Required work → Each line that follows should be printed again exactly as it stands.

Supplied data →
---------------
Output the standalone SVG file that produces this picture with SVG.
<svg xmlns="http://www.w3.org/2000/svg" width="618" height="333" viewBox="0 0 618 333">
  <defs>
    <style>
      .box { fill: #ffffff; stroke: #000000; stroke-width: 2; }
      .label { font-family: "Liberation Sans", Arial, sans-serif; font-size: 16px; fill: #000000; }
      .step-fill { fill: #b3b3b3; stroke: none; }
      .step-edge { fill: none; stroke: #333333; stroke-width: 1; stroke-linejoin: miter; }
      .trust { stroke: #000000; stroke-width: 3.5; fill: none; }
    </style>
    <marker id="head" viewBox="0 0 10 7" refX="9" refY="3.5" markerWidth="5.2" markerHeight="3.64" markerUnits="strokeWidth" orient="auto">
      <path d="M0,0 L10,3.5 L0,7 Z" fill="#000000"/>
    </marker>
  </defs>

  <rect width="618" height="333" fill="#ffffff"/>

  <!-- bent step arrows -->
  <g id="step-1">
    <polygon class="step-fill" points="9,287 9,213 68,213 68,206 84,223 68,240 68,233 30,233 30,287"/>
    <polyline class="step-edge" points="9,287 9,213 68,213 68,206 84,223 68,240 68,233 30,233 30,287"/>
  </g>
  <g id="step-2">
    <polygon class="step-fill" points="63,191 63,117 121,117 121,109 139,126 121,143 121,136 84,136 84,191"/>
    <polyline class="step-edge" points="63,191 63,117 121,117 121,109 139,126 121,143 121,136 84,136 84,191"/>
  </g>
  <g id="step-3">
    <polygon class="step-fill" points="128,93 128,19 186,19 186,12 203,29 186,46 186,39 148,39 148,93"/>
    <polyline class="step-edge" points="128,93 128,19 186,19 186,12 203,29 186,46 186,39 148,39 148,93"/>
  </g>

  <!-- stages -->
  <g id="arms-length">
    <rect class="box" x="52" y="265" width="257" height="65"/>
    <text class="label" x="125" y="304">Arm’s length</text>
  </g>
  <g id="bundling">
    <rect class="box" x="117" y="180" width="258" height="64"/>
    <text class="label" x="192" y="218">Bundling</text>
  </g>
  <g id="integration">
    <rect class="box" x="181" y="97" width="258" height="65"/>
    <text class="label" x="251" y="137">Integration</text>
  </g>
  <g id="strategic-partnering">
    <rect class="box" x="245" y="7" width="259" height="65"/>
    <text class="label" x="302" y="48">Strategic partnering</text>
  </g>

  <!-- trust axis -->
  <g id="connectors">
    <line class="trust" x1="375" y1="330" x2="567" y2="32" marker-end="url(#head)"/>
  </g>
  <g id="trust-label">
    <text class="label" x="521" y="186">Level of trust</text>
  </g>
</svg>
---------------
Task answer →
Output the standalone SVG file that produces this picture with SVG.
<svg xmlns="http://www.w3.org/2000/svg" width="618" height="333" viewBox="0 0 618 333">
  <defs>
    <style>
      .box { fill: #ffffff; stroke: #000000; stroke-width: 2; }
      .label { font-family: "Liberation Sans", Arial, sans-serif; font-size: 16px; fill: #000000; }
      .step-fill { fill: #b3b3b3; stroke: none; }
      .step-edge { fill: none; stroke: #333333; stroke-width: 1; stroke-linejoin: miter; }
      .trust { stroke: #000000; stroke-width: 3.5; fill: none; }
    </style>
    <marker id="head" viewBox="0 0 10 7" refX="9" refY="3.5" markerWidth="5.2" markerHeight="3.64" markerUnits="strokeWidth" orient="auto">
      <path d="M0,0 L10,3.5 L0,7 Z" fill="#000000"/>
    </marker>
  </defs>

  <rect width="618" height="333" fill="#ffffff"/>

  <!-- bent step arrows -->
  <g id="step-1">
    <polygon class="step-fill" points="9,287 9,213 68,213 68,206 84,223 68,240 68,233 30,233 30,287"/>
    <polyline class="step-edge" points="9,287 9,213 68,213 68,206 84,223 68,240 68,233 30,233 30,287"/>
  </g>
  <g id="step-2">
    <polygon class="step-fill" points="63,191 63,117 121,117 121,109 139,126 121,143 121,136 84,136 84,191"/>
    <polyline class="step-edge" points="63,191 63,117 121,117 121,109 139,126 121,143 121,136 84,136 84,191"/>
  </g>
  <g id="step-3">
    <polygon class="step-fill" points="128,93 128,19 186,19 186,12 203,29 186,46 186,39 148,39 148,93"/>
    <polyline class="step-edge" points="128,93 128,19 186,19 186,12 203,29 186,46 186,39 148,39 148,93"/>
  </g>

  <!-- stages -->
  <g id="arms-length">
    <rect class="box" x="52" y="265" width="257" height="65"/>
    <text class="label" x="125" y="304">Arm’s length</text>
  </g>
  <g id="bundling">
    <rect class="box" x="117" y="180" width="258" height="64"/>
    <text class="label" x="192" y="218">Bundling</text>
  </g>
  <g id="integration">
    <rect class="box" x="181" y="97" width="258" height="65"/>
    <text class="label" x="251" y="137">Integration</text>
  </g>
  <g id="strategic-partnering">
    <rect class="box" x="245" y="7" width="259" height="65"/>
    <text class="label" x="302" y="48">Strategic partnering</text>
  </g>

  <!-- trust axis -->
  <g id="connectors">
    <line class="trust" x1="375" y1="330" x2="567" y2="32" marker-end="url(#head)"/>
  </g>
  <g id="trust-label">
    <text class="label" x="521" y="186">Level of trust</text>
  </g>
</svg>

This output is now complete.